— BEGIN —

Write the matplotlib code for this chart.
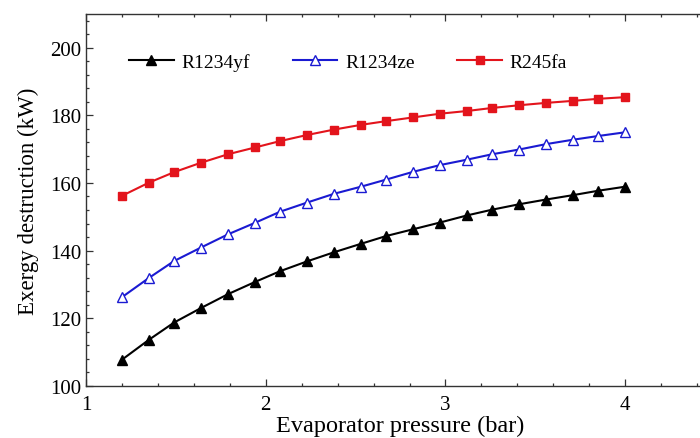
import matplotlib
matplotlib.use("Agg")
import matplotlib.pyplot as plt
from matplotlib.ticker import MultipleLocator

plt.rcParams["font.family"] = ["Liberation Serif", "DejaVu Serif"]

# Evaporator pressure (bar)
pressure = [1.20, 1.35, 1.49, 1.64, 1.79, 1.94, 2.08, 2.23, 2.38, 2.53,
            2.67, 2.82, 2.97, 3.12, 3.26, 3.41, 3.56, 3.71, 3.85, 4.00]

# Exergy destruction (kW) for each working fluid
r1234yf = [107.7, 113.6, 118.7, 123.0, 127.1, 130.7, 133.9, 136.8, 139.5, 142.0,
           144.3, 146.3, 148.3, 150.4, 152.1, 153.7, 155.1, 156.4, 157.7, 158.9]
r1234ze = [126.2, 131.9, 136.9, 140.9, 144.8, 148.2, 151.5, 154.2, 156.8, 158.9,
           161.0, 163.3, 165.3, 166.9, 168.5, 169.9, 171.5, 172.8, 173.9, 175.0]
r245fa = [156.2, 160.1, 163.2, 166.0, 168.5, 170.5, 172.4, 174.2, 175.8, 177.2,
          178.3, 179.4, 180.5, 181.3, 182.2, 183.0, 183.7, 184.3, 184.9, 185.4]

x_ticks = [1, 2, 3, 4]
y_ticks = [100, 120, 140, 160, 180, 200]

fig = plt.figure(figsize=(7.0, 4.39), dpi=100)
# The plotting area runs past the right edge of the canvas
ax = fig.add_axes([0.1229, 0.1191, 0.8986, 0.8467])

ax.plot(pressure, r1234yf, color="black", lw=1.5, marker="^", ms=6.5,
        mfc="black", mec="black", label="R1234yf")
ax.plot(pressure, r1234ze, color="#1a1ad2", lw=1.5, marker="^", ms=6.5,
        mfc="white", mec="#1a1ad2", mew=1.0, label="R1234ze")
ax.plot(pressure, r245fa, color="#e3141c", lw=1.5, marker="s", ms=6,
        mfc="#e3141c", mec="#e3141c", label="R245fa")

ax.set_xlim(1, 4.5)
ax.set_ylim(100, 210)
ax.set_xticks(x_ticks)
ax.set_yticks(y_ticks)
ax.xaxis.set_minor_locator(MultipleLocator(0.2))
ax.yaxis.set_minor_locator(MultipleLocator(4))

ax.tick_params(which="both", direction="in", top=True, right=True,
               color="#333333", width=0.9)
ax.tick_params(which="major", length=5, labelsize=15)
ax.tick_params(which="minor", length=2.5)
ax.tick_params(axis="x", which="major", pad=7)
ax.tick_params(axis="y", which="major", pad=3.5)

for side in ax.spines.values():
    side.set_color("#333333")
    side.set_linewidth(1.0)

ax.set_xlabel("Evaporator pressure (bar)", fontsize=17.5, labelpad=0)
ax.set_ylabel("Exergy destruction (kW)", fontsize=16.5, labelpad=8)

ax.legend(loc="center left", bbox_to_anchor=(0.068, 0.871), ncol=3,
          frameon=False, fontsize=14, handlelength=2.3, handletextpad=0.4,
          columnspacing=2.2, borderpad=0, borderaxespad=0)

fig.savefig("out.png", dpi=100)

— END —

Brief:
Everything from the first line to the line with "ax.yaxis.set_minor_locator(MultipleLocator(4))" must be repeated exactly, and nothing else. Leave the pictures out.

Worked answer:
Write the matplotlib code for this chart.
import matplotlib
matplotlib.use("Agg")
import matplotlib.pyplot as plt
from matplotlib.ticker import MultipleLocator

plt.rcParams["font.family"] = ["Liberation Serif", "DejaVu Serif"]

# Evaporator pressure (bar)
pressure = [1.20, 1.35, 1.49, 1.64, 1.79, 1.94, 2.08, 2.23, 2.38, 2.53,
            2.67, 2.82, 2.97, 3.12, 3.26, 3.41, 3.56, 3.71, 3.85, 4.00]

# Exergy destruction (kW) for each working fluid
r1234yf = [107.7, 113.6, 118.7, 123.0, 127.1, 130.7, 133.9, 136.8, 139.5, 142.0,
           144.3, 146.3, 148.3, 150.4, 152.1, 153.7, 155.1, 156.4, 157.7, 158.9]
r1234ze = [126.2, 131.9, 136.9, 140.9, 144.8, 148.2, 151.5, 154.2, 156.8, 158.9,
           161.0, 163.3, 165.3, 166.9, 168.5, 169.9, 171.5, 172.8, 173.9, 175.0]
r245fa = [156.2, 160.1, 163.2, 166.0, 168.5, 170.5, 172.4, 174.2, 175.8, 177.2,
          178.3, 179.4, 180.5, 181.3, 182.2, 183.0, 183.7, 184.3, 184.9, 185.4]

x_ticks = [1, 2, 3, 4]
y_ticks = [100, 120, 140, 160, 180, 200]

fig = plt.figure(figsize=(7.0, 4.39), dpi=100)
# The plotting area runs past the right edge of the canvas
ax = fig.add_axes([0.1229, 0.1191, 0.8986, 0.8467])

ax.plot(pressure, r1234yf, color="black", lw=1.5, marker="^", ms=6.5,
        mfc="black", mec="black", label="R1234yf")
ax.plot(pressure, r1234ze, color="#1a1ad2", lw=1.5, marker="^", ms=6.5,
        mfc="white", mec="#1a1ad2", mew=1.0, label="R1234ze")
ax.plot(pressure, r245fa, color="#e3141c", lw=1.5, marker="s", ms=6,
        mfc="#e3141c", mec="#e3141c", label="R245fa")

ax.set_xlim(1, 4.5)
ax.set_ylim(100, 210)
ax.set_xticks(x_ticks)
ax.set_yticks(y_ticks)
ax.xaxis.set_minor_locator(MultipleLocator(0.2))
ax.yaxis.set_minor_locator(MultipleLocator(4))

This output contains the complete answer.